Carol Jane Remsburg
How little we recognize our shadow sense. It's the one we use most often and rarely realize. Oh, if we are fully endowed, we have our sight, our touch, our taste, our hearing, and then—well, then we have our sense of smell. Of all our five senses it is often the most dependable and the one we rely on when a sixth sense signals something amiss.
Our sense of sight, touch, and hearing allow us many things yet without our olfactory senses working overtime, we'd miss much in this life. Taste is housed in there but is so intimately entwined with our sense of smell that our meals would become something of a chore rather than a delight.
When we awake in the morning all our senses are working even when they'd rather not. Our sleep-scented sheets beckon us back into our dreams and away from the blaring alarm. If given any opportunity to delve way from the early morning darkness we'd take it. No warning alarms sound so we must arise.
If we didn't respond to our shuffling selves and the artificial light and the warmth of the shower, we'd revel in the perfume of soap and shampoo. After the morning shower we always feel more alive—even before coffee.
The coffee arrives housed in heavy porcelain and coaxed with cream. There are all forms of coffee from the best, early morning in our homes, to the imitation often found in the workplace, the stale/burnt sort found in waiting rooms of every sort around the globe, and the after dinner variety. Discernment requires nothing more than scent to detail it down to identification.

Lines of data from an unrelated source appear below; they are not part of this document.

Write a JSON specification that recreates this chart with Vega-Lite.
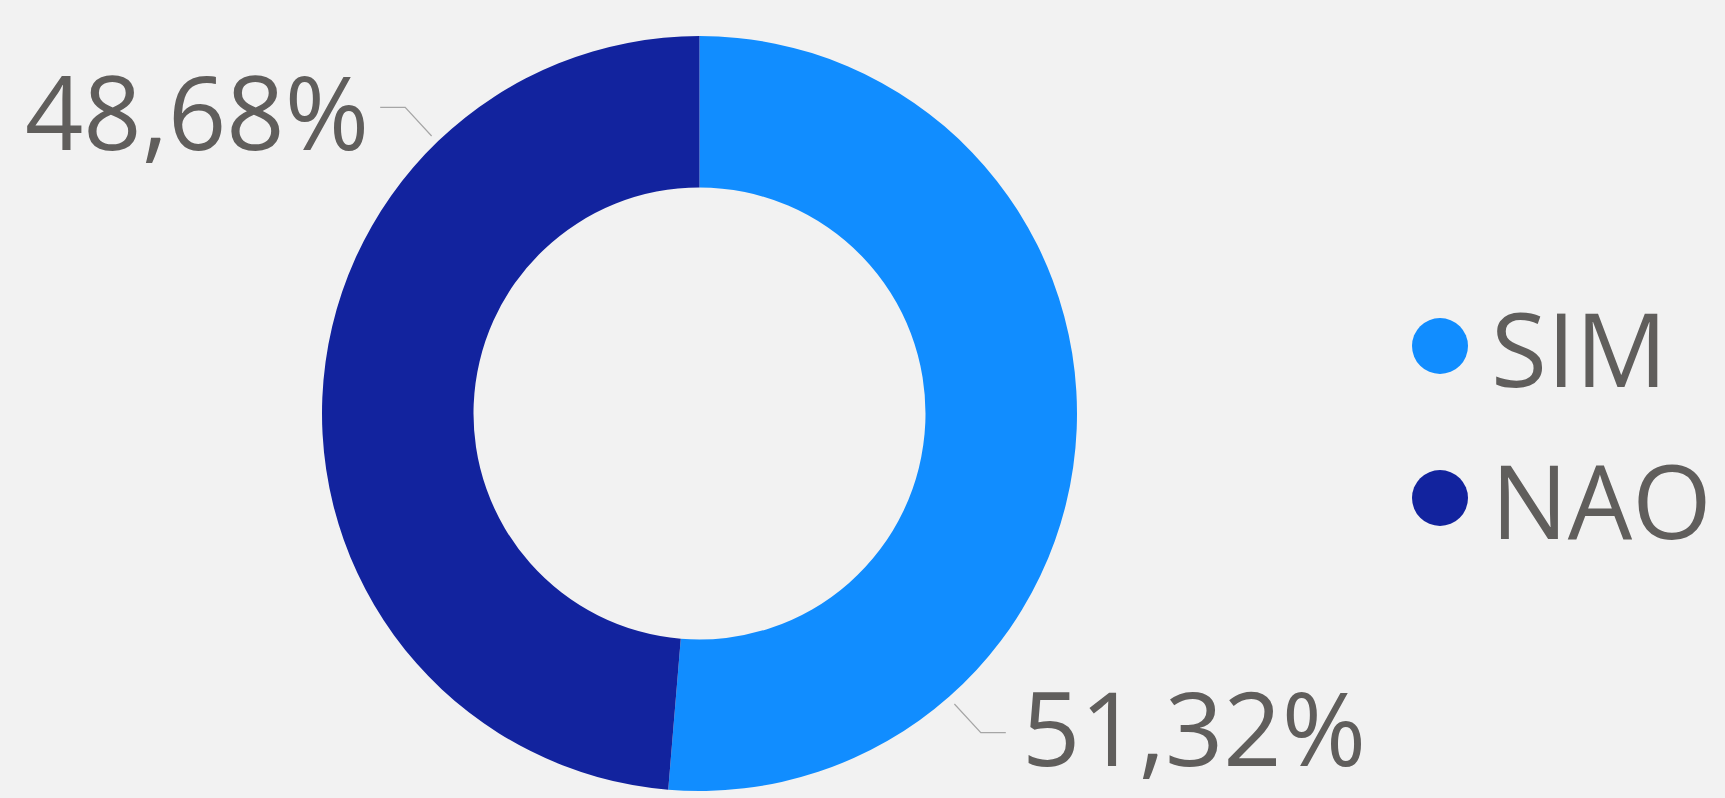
{
  "$schema": "https://vega.github.io/schema/vega-lite/v6.json",
  "width": 1399,
  "height": 769,
  "autosize": {"type": "none"},
  "padding": {"left": 0, "top": 29, "right": 326, "bottom": 0},
  "background": "#F2F2F2",
  "config": {"view": {"stroke": null}, "font": "Open Sans"},
  "data": {"values": [
    {"resposta": "SIM", "pct": 51.32},
    {"resposta": "NAO", "pct": 48.68}
  ]},
  "layer": [
    {
      "mark": {"type": "arc", "innerRadius": 226, "outerRadius": 377.5},
      "encoding": {
        "theta": {"field": "pct", "type": "quantitative", "stack": true},
        "order": {"field": "resposta", "type": "nominal", "sort": "descending"},
        "color": {
          "field": "resposta", "type": "nominal",
          "scale": {"domain": ["SIM", "NAO"], "range": ["#118DFF", "#12239E"]},
          "legend": {
            "title": null, "orient": "none", "legendX": 1389, "legendY": 266,
            "symbolType": "circle", "symbolSize": 3136, "symbolStrokeWidth": 0,
            "labelFontSize": 102, "labelFont": "Open Sans", "labelColor": "#605E5C",
            "labelLimit": 500, "rowPadding": 40, "labelOffset": 0, "padding": 0,
            "encode": {"labels": {"update": {"dy": {"value": 10}}}}
          }
        }
      }
    },
    {
      "mark": {"type": "text", "radius": 586, "fontSize": 102, "font": "Open Sans", "color": "#605E5C", "align": "center", "baseline": "middle", "dx": -4, "dy": 13.5},
      "transform": [{"calculate": "replace(format(datum.pct, '.2f'), '.', ',') + '%'", "as": "label"}],
      "encoding": {
        "theta": {"field": "pct", "type": "quantitative", "stack": true, "scale": {"range": [0.512, 6.7952]}},
        "order": {"field": "resposta", "type": "nominal", "sort": "descending"},
        "text": {"field": "label", "type": "nominal"}
      }
    },
    {
      "mark": {"type": "line", "color": "#A6A6A6", "strokeWidth": 1.2, "clip": false, "xOffset": -6.5, "yOffset": 6.5},
      "transform": [
        {"joinaggregate": [{"op": "sum", "field": "pct", "as": "total"}]},
        {"stack": "pct", "groupby": [], "sort": [{"field": "resposta", "order": "descending"}], "as": ["s0", "s1"]},
        {"calculate": "(datum.s0 + datum.s1) / datum.total * PI + PI / 4", "as": "ang"},
        {"fold": ["s0", "s1", "total"], "as": ["pt", "v"]},
        {"calculate": "indexof(['s0','s1','total'], datum.pt)", "as": "i"},
        {"calculate": "(datum.i == 0 ? 386 : 425) * sin(datum.ang) + (datum.i == 2 ? (sin(datum.ang) > 0 ? 25 : -25) : 0)", "as": "x"},
        {"calculate": "(datum.i == 0 ? 386 : 425) * cos(datum.ang)", "as": "y"}
      ],
      "encoding": {
        "x": {"field": "x", "type": "quantitative", "scale": {"domain": [-699.5, 699.5], "nice": false, "zero": false}, "axis": null},
        "y": {"field": "y", "type": "quantitative", "scale": {"domain": [-384.5, 384.5], "nice": false, "zero": false}, "axis": null},
        "detail": {"field": "resposta", "type": "nominal"},
        "order": {"field": "i", "type": "quantitative"}
      }
    }
  ],
  "resolve": {"scale": {"theta": "independent"}}
}
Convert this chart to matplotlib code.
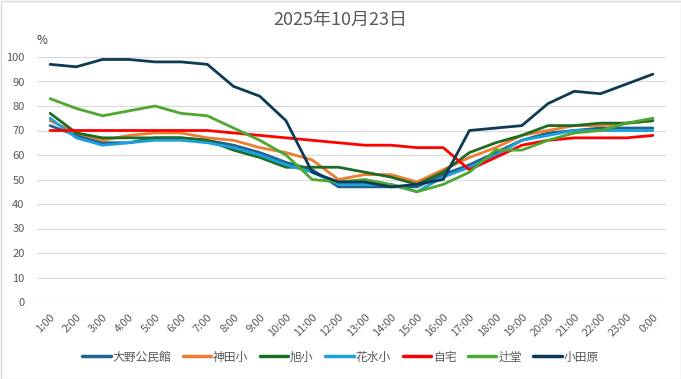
import matplotlib
matplotlib.use("Agg")
import matplotlib.pyplot as plt
from matplotlib.patches import Rectangle

plt.rcParams['font.family'] = ['Noto Sans CJK JP', 'DejaVu Sans']

hours = ["1:00", "2:00", "3:00", "4:00", "5:00", "6:00", "7:00", "8:00", "9:00", "10:00",
         "11:00", "12:00", "13:00", "14:00", "15:00", "16:00", "17:00", "18:00", "19:00",
         "20:00", "21:00", "22:00", "23:00", "0:00"]

ono = [72, 68, 65, 65, 67, 67, 66, 64, 61, 57, 54, 47, 47, 47, 47, 52, 56, 61, 66, 69, 70, 71, 71, 71]
kanda = [74, 69, 66, 68, 69, 69, 67, 66, 63, 61, 58, 50, 52, 52, 49, 54, 59, 63, 68, 70, 72, 72, 73, 74]
asahi = [77, 69, 67, 67, 67, 67, 66, 62, 59, 55, 55, 55, 53, 51, 48, 53, 61, 65, 68, 72, 72, 73, 73, 74]
hanamizu = [75, 67, 64, 65, 66, 66, 65, 63, 60, 56, 53, 48, 48, 48, 45, 51, 55, 60, 66, 68, 70, 70, 70, 70]
jitaku = [70, 70, 70, 70, 70, 70, 70, 69, 68, 67, 66, 65, 64, 64, 63, 63, 54, 59, 64, 66, 67, 67, 67, 68]
tsujido = [83, 79, 76, 78, 80, 77, 76, 71, 66, 60, 50, 49, 50, 48, 45, 48, 53, 62, 62, 66, 69, 70, 73, 75]
odawara = [97, 96, 99, 99, 98, 98, 97, 88, 84, 74, 53, 49, 49, 47, 48, 50, 70, 71, 72, 81, 86, 85, 89, 93]

names = ["大野公民館", "神田小", "旭小", "花水小", "自宅", "辻堂", "小田原"]
series = [ono, kanda, asahi, hanamizu, jitaku, tsujido, odawara]
colors = ["#1F638F", "#ED7D31", "#1E6B23", "#1AA0DB", "#FF0000", "#4EA72E", "#0F3A55"]

fig = plt.figure(figsize=(6.81, 3.79), dpi=100)
ax = fig.add_axes([37/681, 1 - 302/379, (666 - 37)/681, (302 - 57)/379])

x = list(range(len(hours)))
for name, vals, c in zip(names, series, colors):
    ax.plot(x, vals, color=c, lw=2.0, label=name, solid_capstyle='round', solid_joinstyle='round')

ax.set_xlim(-0.5, len(hours) - 0.5)
ax.set_ylim(0, 100)
ax.set_yticks(range(0, 101, 10))
ax.set_xticks(x)
ax.set_xticklabels(hours, rotation=45, ha='right', rotation_mode='anchor')
ax.tick_params(axis='both', length=0, labelsize=8, colors='#595959', pad=7)
ax.tick_params(axis='y', pad=9)
ax.grid(axis='y', color='#D9D9D9', lw=0.8)
ax.set_axisbelow(True)
for s in ax.spines.values():
    s.set_visible(False)

fig.text(0.5, 1 - 20/379, "2025年10月23日", ha='center', va='center', fontsize=13, color='#595959')
fig.text(42/681, 1 - 40/379, "%", ha='center', va='center', fontsize=8.5, color='#404040')

leg = fig.legend(loc='center', bbox_to_anchor=(0.5, 1 - 357/379), ncol=7, frameon=False,
                 fontsize=8.5, handlelength=2.4, handletextpad=0.15, columnspacing=1.0)
for t in leg.get_texts():
    t.set_color('#595959')
for l in leg.get_lines():
    l.set_linewidth(2.5)

fig.add_artist(Rectangle((0.5/681, 0.5/379), 1 - 1/681, 1 - 1/379, transform=fig.transFigure,
                         fill=False, edgecolor='#D9D9D9', lw=1))

fig.savefig("out.png", dpi=100)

Throughout the rest of the day, other senses take the fore. Sight, feel, and touch often overwhelm us—right up until we feed. Then a good meal whether it be lunch or dinner can surprise us. However, we often give little heed to it.
We rush about here and there feeling we can't keep the pace. Then we come home. It's our refuge. Believe it or not, the first thing isn't merely the sight of home. We know we have arrived only after we open the door and stride inside, embraced by our own lair. There is no place like home. Dorothy come lately from Oz proclaimed it and it is so. No hovel is so drab that relief and welcome doesn't meet us at the door.
Two days ago we began a winter thaw. It's been terrifically frigid for weeks. The air was so cold that breathing burned the nose and isolated any outdoor scents. The weather warmed and invited me to air my laundry rather than stuff it into the dryer. Frugal though I am, I prefer the fragrance of the open air touched to my laundry and linens rather than the dryer. Over a month ago I had to give it up. The days had become too short and the nights too cold. Nothing would dry properly, so I awaited my chance.
As far as scents in my life that were all encompassing to me were myriad. However, a few I'll share with you. The smell of snuggling with my mother when I was little, the bower of honeysuckle at my grandmother's house out in the sticks, the English Boxwoods/Upright Yews in the church yard, and the smell of Mom's kitchen when she was baking breads or cooking any of her signature dishes—or rather anything she was cooking at all. There was also the tang of the brackish water of low tide on the river as we tried to shove the old boat off into the icky mess. The scent of security was Daddy and his shirts with refrigerant chemicals.
It was all of those things and many more appeared just as you opened the door of the house and came inside. There were all there, somewhere. It was an indefinable sort of thing. Nothing has the smell of home unless it is yours. Each is individual. You know it when you've visited elsewhere. Your nose does know and filters it all instantly. You aren't home but it will attempt to discern what you know and what you don't in order to set you at ease or to alarm you.
There are foods that will either beckon us or put us off as with places and people too. Yet one thing stands fully apart and individual to me—separate somehow from all the rest. As my mother and father are no more and my family home is gone and my own home seems relatively stable, the one thing that sends me into the heavens is my linens. No dryer sheet or laundry softener can recreate the perfume of freshly aired sheets and blankets. They can fragrance the entire house.
They now sell the 'fragrance' of fresh linen in bath/shower scents, household disinfectant, and laundry detergents/softeners—yet they will never recreate it. Yesterday, under rain-promised but warmer skies, I hung out my sheets and blankets from the washer. I held my breath for hours with hope that I wouldn't have to stuff them back into the dryer. I managed to bring them in dry just before the rains came.
This wasn't the savings of a few dollars in electricity. Tight though I am, I'm not that stingy. What I managed was a gift in January. It was fresh and sweet and almost heavy in want. The sudden warming had unleashed any earthy warming from the ground. The skies may have been gray but there offerings were great. The house was warm and scented with candles and food. Somehow it was augmented and overrun with the clean, clear scent of freshness. It was sweet and innocence. High summer can't offer this. Normally it can only be garnered in spring or fall. In winter it's a rare gift. It's a gift I accepted gratefully. The perfume lasts only a few hours and never until the next morning. God's gifts are fleeting and we should never refuse them. Awake tomorrow and devour the goodness of innocence.